As we drove downstream, the mountainside expanded and contracted, pushing the road out and around in a series of blind curves. The barren riverbed was piled high with windblown sand, forming a shifting field of traverse dunes. Framed beneath the endless sky at the top of the world, every view from every angle was spectacular.

Chimpu hermitage is an ancient mountain retreat where a hundred or so contemporary yogis, monks and nuns live in seclusion. A dirt path with long flights of stone stairway winds up the mountainside, past tiny retreat huts and boulder-sized mani stones incised with "Om Mani Padme Hum": the mantra of Chenrezig, the Buddha of Compassion.

Visiting the caves along the upper ridge is said to bestow blessings, but that was not in my plan. I wanted to visit the cave where Tsogyal spent 12 years in retreat. The hike would be strenuous enough, about 4,000 vertical feet. Reciting the mantra of compassion, I put aside thoughts of distance and difficulty and began the climb.

Walking and breathing quickly turned into manual labor. To get enough oxygen, I had to work my lungs like baffles, and my hurt knee delivered a twinge of pain with every step. Determined to complete the practice, I limped along, stopping every 10 steps to catch my breath. Youthful nuns passed by, leaving me in the dust that trailed behind their maroon robes.

After two hours, I became unsteady with exhaustion. I stopped at a spring below the cave and drank all the icy water I could.

Starting up back up the path was like walking into a wall. Three hundred feet from Yeshe Tsogyal's cave, my resolve was gone, replaced by constant, sharp pain in my leg and knee. For a few agonizing moments, I considered giving up. As if sensing my anxiety, an elderly nun emerged from her retreat hut near the path. Smiling, she offered me a boiled potato, a common food that monastics share. I picked a small, brown gift from her dented pot and thanked her with folded hands. Kindness and a potato propelled me forward.

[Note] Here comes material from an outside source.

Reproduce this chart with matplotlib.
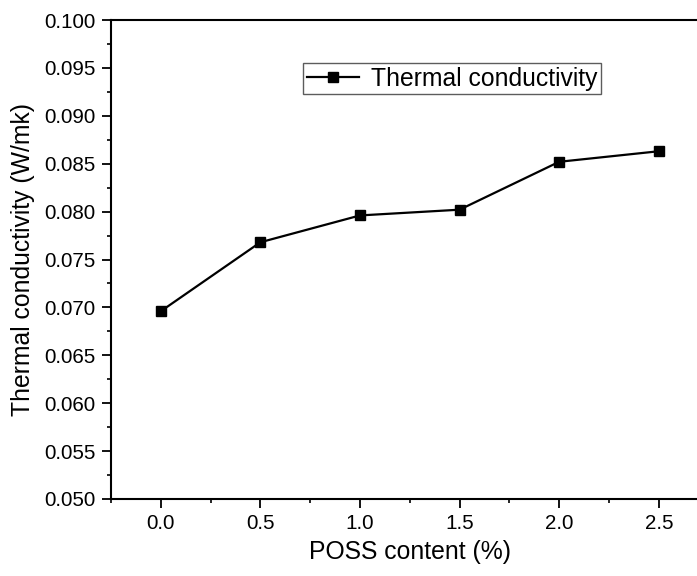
import matplotlib
matplotlib.use("Agg")
import matplotlib.pyplot as plt
from matplotlib.ticker import MultipleLocator

plt.rcParams['font.family'] = ['Liberation Sans', 'DejaVu Sans']

poss_content = [0.0, 0.5, 1.0, 1.5, 2.0, 2.5]
thermal_conductivity = [0.0696, 0.0768, 0.0796, 0.0802, 0.0852, 0.0863]
x_ticks = [0.0, 0.5, 1.0, 1.5, 2.0, 2.5]
y_ticks = [0.050, 0.055, 0.060, 0.065, 0.070, 0.075, 0.080, 0.085, 0.090, 0.095, 0.100]

fig = plt.figure(figsize=(6.97, 5.76), dpi=100)
ax = fig.add_axes([111/697, 1-499/576, 597.6/697, (499-20)/576])

ax.plot(poss_content, thermal_conductivity, color='black', lw=1.6,
        marker='s', markersize=7.5, label='Thermal conductivity')

ax.set_xlim(-0.25, 2.75)
ax.set_ylim(0.050, 0.100)
ax.set_xticks(x_ticks)
ax.set_xticklabels([f"{v:.1f}" for v in x_ticks])
ax.set_yticks(y_ticks)
ax.set_yticklabels([f"{v:.3f}" for v in y_ticks])
ax.xaxis.set_minor_locator(MultipleLocator(0.25))
ax.yaxis.set_minor_locator(MultipleLocator(0.0025))

for s in ax.spines.values():
    s.set_linewidth(1.5)
ax.tick_params(which='major', direction='out', length=6.5, width=1.3, labelsize=14.9)
ax.tick_params(which='minor', direction='out', length=3, width=1.2)
ax.tick_params(axis='x', which='major', pad=4)
ax.tick_params(axis='y', which='major', pad=4.5)

ax.set_xlabel('POSS content (%)', fontsize=17.8, labelpad=5)
ax.set_ylabel('Thermal conductivity (W/mk)', fontsize=17.8, labelpad=7)

leg = fig.legend(loc='upper left', bbox_to_anchor=(303/697, 1-63/576),
                 fontsize=17.8, frameon=True, fancybox=False, borderaxespad=0,
                 borderpad=0.15, handlelength=2.1, handletextpad=0.5)
leg.get_frame().set_edgecolor('#333333')
leg.get_frame().set_linewidth(1.0)

fig.savefig('out.png', dpi=100)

Tsogyal's hermitage was small, about 10 feet deep and 8 feet wide. Enclosed by weathered stonewalls on three sides, her cave looked like an archaic shed with a tiny wooden door at the entrance.

Dizzy with relief, I stepped into the dim little room. It took a moment for my eyes to adjust, but I found the stone bench. With a bow of gratitude, I sat down opposite a small altar, illuminated by a row of butter lamps.

Hundreds of years of soot had blackened the cave walls. I imagined the countless number of candles and lamps that had lit the lonely stone room, the infinite number of mantras uttered in the darkness. I imagined the hundreds of thousands of pilgrims who had followed the same path, made the same climb.

After a few moments, I stopped imagining and relaxed into the quiet of the cave. The oily lamps flickered; the silence expanded. With aching knees and arduous breath, determination and doubts, I rested in meditation and practice.